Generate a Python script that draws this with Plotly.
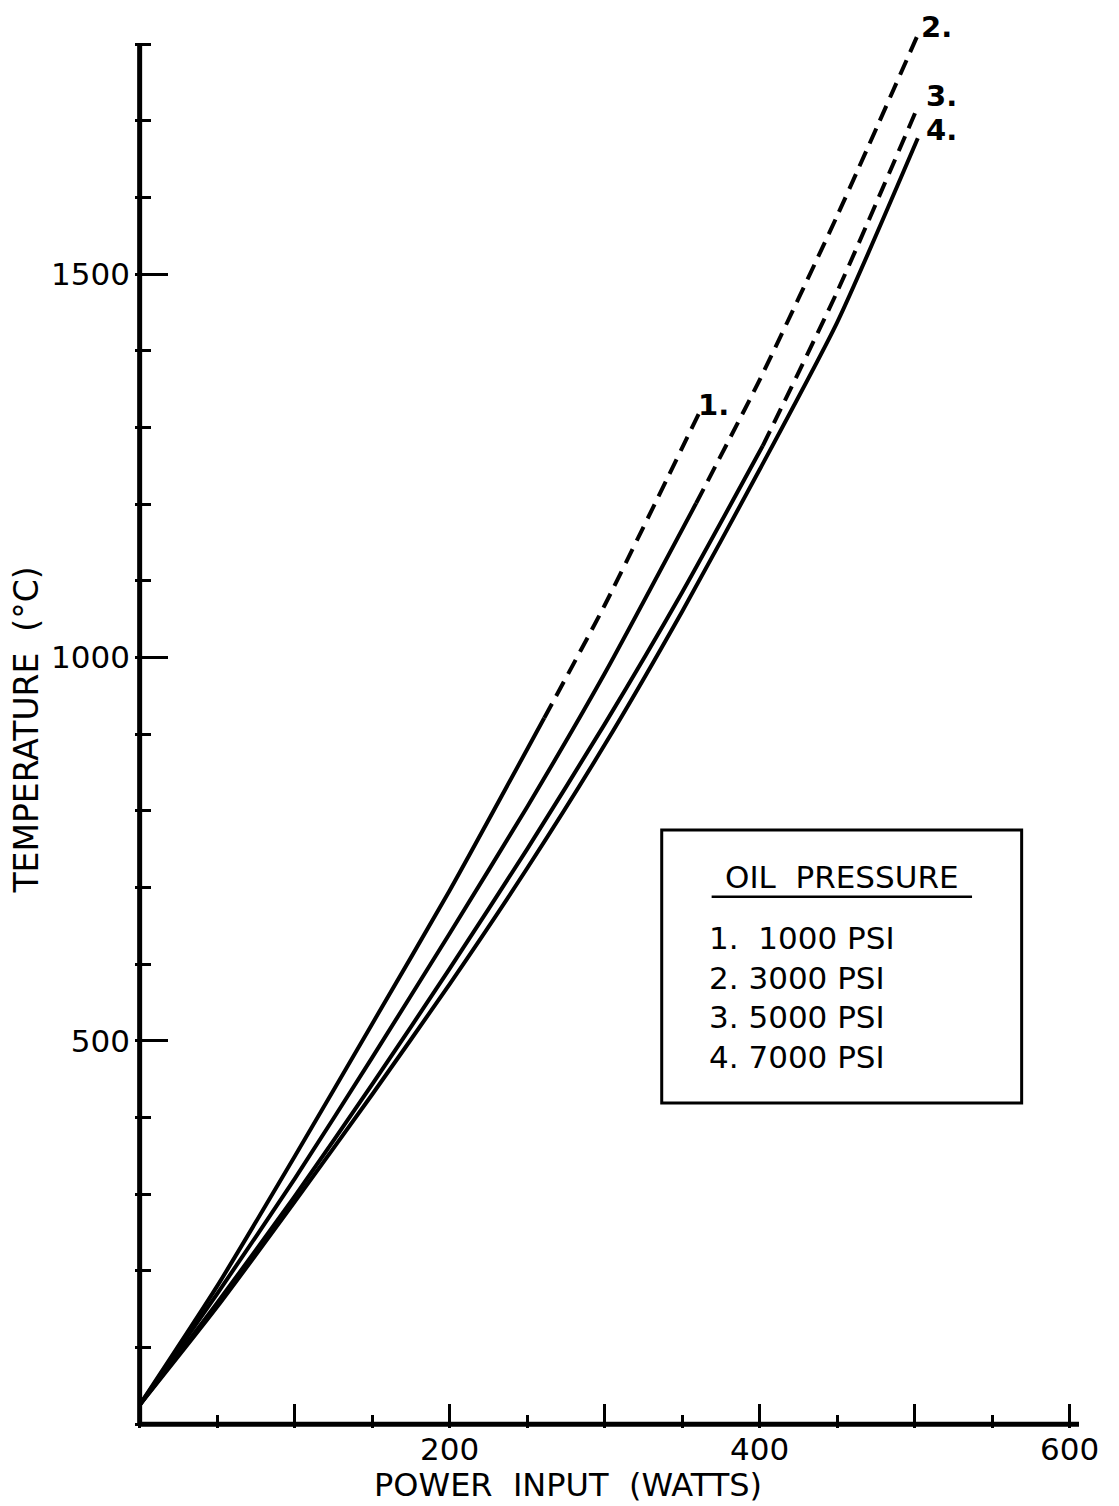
import plotly.graph_objects as go

# ---------------- data ----------------
# Curve 1: 1000 PSI
c1_solid_x = [0, 50, 100, 150, 200, 261]
c1_solid_y = [25, 180, 349, 522, 696, 921]
c1_dash_x = [261, 300, 361]
c1_dash_y = [921, 1068, 1319]

# Curve 2: 3000 PSI
c2_solid_x = [0, 50, 100, 150, 200, 250, 300, 359]
c2_solid_y = [25, 170, 320, 478, 640, 805, 979, 1201]
c2_dash_x = [359, 400, 450, 502]
c2_dash_y = [1201, 1362, 1576, 1812]

# Curve 3: 5000 PSI
c3_solid_x = [0, 50, 100, 150, 200, 250, 300, 350, 402]
c3_solid_y = [25, 158, 297, 443, 594, 750, 913, 1085, 1276]
c3_dash_x = [402, 450, 502]
c3_dash_y = [1276, 1477, 1718]

# Curve 4: 7000 PSI
c4_solid_x = [0, 50, 100, 150, 200, 250, 300, 350, 400, 450, 502]
c4_solid_y = [25, 153, 290, 430, 574, 725, 886, 1060, 1245, 1437, 1677]

curve_labels = ["1.", "2.", "3.", "4."]
legend_title = "OIL  PRESSURE"
legend_items = ["1.  1000 PSI", "2. 3000 PSI", "3. 5000 PSI", "4. 7000 PSI"]

x_major_ticks = [100, 200, 300, 400, 500, 600]
x_major_text = ["", "200", "", "400", "", "600"]
y_major_ticks = [500, 1000, 1500]
y_major_text = ["500", "1000", "1500"]

FONT = "DejaVu Sans"
LW = 4
DASH = "16px,9px"

fig = go.Figure()

def add(x, y, dash=None):
    fig.add_trace(go.Scatter(
        x=x, y=y, mode="lines",
        line=dict(color="black", width=LW, shape="spline", smoothing=0.6,
                  dash=dash if dash else "solid"),
        showlegend=False, hoverinfo="skip"))

add(c1_solid_x, c1_solid_y)
add(c1_dash_x, c1_dash_y, DASH)
add(c2_solid_x, c2_solid_y)
add(c2_dash_x, c2_dash_y, DASH)
add(c3_solid_x, c3_solid_y)
add(c3_dash_x, c3_dash_y, DASH)
add(c4_solid_x, c4_solid_y)

shapes = [
    dict(type="line", xref="x", yref="y", x0=0, y0=0, x1=0, y1=1800,
         line=dict(color="black", width=5)),
    dict(type="line", xref="x", yref="y", x0=0, y0=0, x1=606, y1=0,
         line=dict(color="black", width=5)),
    dict(type="rect", xref="x", yref="y", x0=336.8, y0=419, x1=569, y1=775,
         line=dict(color="black", width=3), fillcolor="rgba(0,0,0,0)"),
    dict(type="line", xref="x", yref="y", x0=369, y0=687.7, x1=537, y1=687.7,
         line=dict(color="black", width=2.5)),
]

annotations = []
label_pos = [(370, 1329), (514, 1822), (517, 1732), (517, 1688)]
for t, (lx, ly) in zip(curve_labels, label_pos):
    annotations.append(dict(x=lx, y=ly, xref="x", yref="y", text="<b>" + t + "</b>",
                            showarrow=False, font=dict(family=FONT, size=29, color="black")))
annotations.append(dict(x=453, y=713.8, xref="x", yref="y", text=legend_title,
                        showarrow=False, font=dict(family=FONT, size=31, color="black")))
item_y = [634.3, 582.1, 531.3, 479.2]
for t, iy in zip(legend_items, item_y):
    annotations.append(dict(x=365.8, y=iy, xref="x", yref="y", text=t, xanchor="left",
                            showarrow=False, font=dict(family=FONT, size=31, color="black")))
annotations.append(dict(x=0.4583, y=-0.0403, xref="paper", yref="paper",
                        xanchor="center", yanchor="middle",
                        text="POWER  INPUT  (WATTS)", showarrow=False,
                        font=dict(family=FONT, size=32, color="black")))
annotations.append(dict(x=-0.1150, y=0.496, xref="paper", yref="paper",
                        xanchor="center", yanchor="middle",
                        text="TEMPERATURE  (°C)", textangle=-90, showarrow=False,
                        font=dict(family=FONT, size=33, color="black")))

fig.update_layout(
    width=1119, height=1506,
    margin=dict(l=135.35, r=39.6, t=20.9, b=77.7, pad=0),
    paper_bgcolor="white", plot_bgcolor="white",
    shapes=shapes, annotations=annotations,
    xaxis=dict(range=[-3, 606], showgrid=False, zeroline=False, showline=False,
               tickmode="array", tickvals=x_major_ticks, ticktext=x_major_text,
               ticks="inside", ticklen=24, tickwidth=3, tickcolor="black",
               tickfont=dict(family=FONT, size=31, color="black"),
               minor=dict(tickmode="linear", tick0=0, dtick=50, ticks="inside",
                          ticklen=13, tickwidth=3, tickcolor="black", showgrid=False)),
    yaxis=dict(range=[-5, 1830], showgrid=False, zeroline=False, showline=False,
               tickmode="array", tickvals=y_major_ticks, ticktext=y_major_text,
               ticks="inside", ticklen=33, tickwidth=3, tickcolor="black",
               ticklabelstandoff=4,
               tickfont=dict(family=FONT, size=31, color="black"),
               minor=dict(tickmode="linear", tick0=0, dtick=100, ticks="inside",
                          ticklen=16, tickwidth=3, tickcolor="black", showgrid=False)),
)

fig.write_html("out.html")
##########
**THE REQUEST**
Return to the listing above and set it down exactly, leaving out its pictures.

**SOLUTION**
Generate a Python script that draws this with Plotly.
import plotly.graph_objects as go

# ---------------- data ----------------
# Curve 1: 1000 PSI
c1_solid_x = [0, 50, 100, 150, 200, 261]
c1_solid_y = [25, 180, 349, 522, 696, 921]
c1_dash_x = [261, 300, 361]
c1_dash_y = [921, 1068, 1319]

# Curve 2: 3000 PSI
c2_solid_x = [0, 50, 100, 150, 200, 250, 300, 359]
c2_solid_y = [25, 170, 320, 478, 640, 805, 979, 1201]
c2_dash_x = [359, 400, 450, 502]
c2_dash_y = [1201, 1362, 1576, 1812]

# Curve 3: 5000 PSI
c3_solid_x = [0, 50, 100, 150, 200, 250, 300, 350, 402]
c3_solid_y = [25, 158, 297, 443, 594, 750, 913, 1085, 1276]
c3_dash_x = [402, 450, 502]
c3_dash_y = [1276, 1477, 1718]

# Curve 4: 7000 PSI
c4_solid_x = [0, 50, 100, 150, 200, 250, 300, 350, 400, 450, 502]
c4_solid_y = [25, 153, 290, 430, 574, 725, 886, 1060, 1245, 1437, 1677]

curve_labels = ["1.", "2.", "3.", "4."]
legend_title = "OIL  PRESSURE"
legend_items = ["1.  1000 PSI", "2. 3000 PSI", "3. 5000 PSI", "4. 7000 PSI"]

x_major_ticks = [100, 200, 300, 400, 500, 600]
x_major_text = ["", "200", "", "400", "", "600"]
y_major_ticks = [500, 1000, 1500]
y_major_text = ["500", "1000", "1500"]

FONT = "DejaVu Sans"
LW = 4
DASH = "16px,9px"

fig = go.Figure()

def add(x, y, dash=None):
    fig.add_trace(go.Scatter(
        x=x, y=y, mode="lines",
        line=dict(color="black", width=LW, shape="spline", smoothing=0.6,
                  dash=dash if dash else "solid"),
        showlegend=False, hoverinfo="skip"))

add(c1_solid_x, c1_solid_y)
add(c1_dash_x, c1_dash_y, DASH)
add(c2_solid_x, c2_solid_y)
add(c2_dash_x, c2_dash_y, DASH)
add(c3_solid_x, c3_solid_y)
add(c3_dash_x, c3_dash_y, DASH)
add(c4_solid_x, c4_solid_y)

shapes = [
    dict(type="line", xref="x", yref="y", x0=0, y0=0, x1=0, y1=1800,
         line=dict(color="black", width=5)),
    dict(type="line", xref="x", yref="y", x0=0, y0=0, x1=606, y1=0,
         line=dict(color="black", width=5)),
    dict(type="rect", xref="x", yref="y", x0=336.8, y0=419, x1=569, y1=775,
         line=dict(color="black", width=3), fillcolor="rgba(0,0,0,0)"),
    dict(type="line", xref="x", yref="y", x0=369, y0=687.7, x1=537, y1=687.7,
         line=dict(color="black", width=2.5)),
]

annotations = []
label_pos = [(370, 1329), (514, 1822), (517, 1732), (517, 1688)]
for t, (lx, ly) in zip(curve_labels, label_pos):
    annotations.append(dict(x=lx, y=ly, xref="x", yref="y", text="<b>" + t + "</b>",
                            showarrow=False, font=dict(family=FONT, size=29, color="black")))
annotations.append(dict(x=453, y=713.8, xref="x", yref="y", text=legend_title,
                        showarrow=False, font=dict(family=FONT, size=31, color="black")))
item_y = [634.3, 582.1, 531.3, 479.2]
for t, iy in zip(legend_items, item_y):
    annotations.append(dict(x=365.8, y=iy, xref="x", yref="y", text=t, xanchor="left",
                            showarrow=False, font=dict(family=FONT, size=31, color="black")))
annotations.append(dict(x=0.4583, y=-0.0403, xref="paper", yref="paper",
                        xanchor="center", yanchor="middle",
                        text="POWER  INPUT  (WATTS)", showarrow=False,
                        font=dict(family=FONT, size=32, color="black")))
annotations.append(dict(x=-0.1150, y=0.496, xref="paper", yref="paper",
                        xanchor="center", yanchor="middle",
                        text="TEMPERATURE  (°C)", textangle=-90, showarrow=False,
                        font=dict(family=FONT, size=33, color="black")))

fig.update_layout(
    width=1119, height=1506,
    margin=dict(l=135.35, r=39.6, t=20.9, b=77.7, pad=0),
    paper_bgcolor="white", plot_bgcolor="white",
    shapes=shapes, annotations=annotations,
    xaxis=dict(range=[-3, 606], showgrid=False, zeroline=False, showline=False,
               tickmode="array", tickvals=x_major_ticks, ticktext=x_major_text,
               ticks="inside", ticklen=24, tickwidth=3, tickcolor="black",
               tickfont=dict(family=FONT, size=31, color="black"),
               minor=dict(tickmode="linear", tick0=0, dtick=50, ticks="inside",
                          ticklen=13, tickwidth=3, tickcolor="black", showgrid=False)),
    yaxis=dict(range=[-5, 1830], showgrid=False, zeroline=False, showline=False,
               tickmode="array", tickvals=y_major_ticks, ticktext=y_major_text,
               ticks="inside", ticklen=33, tickwidth=3, tickcolor="black",
               ticklabelstandoff=4,
               tickfont=dict(family=FONT, size=31, color="black"),
               minor=dict(tickmode="linear", tick0=0, dtick=100, ticks="inside",
                          ticklen=16, tickwidth=3, tickcolor="black", showgrid=False)),
)

fig.write_html("out.html")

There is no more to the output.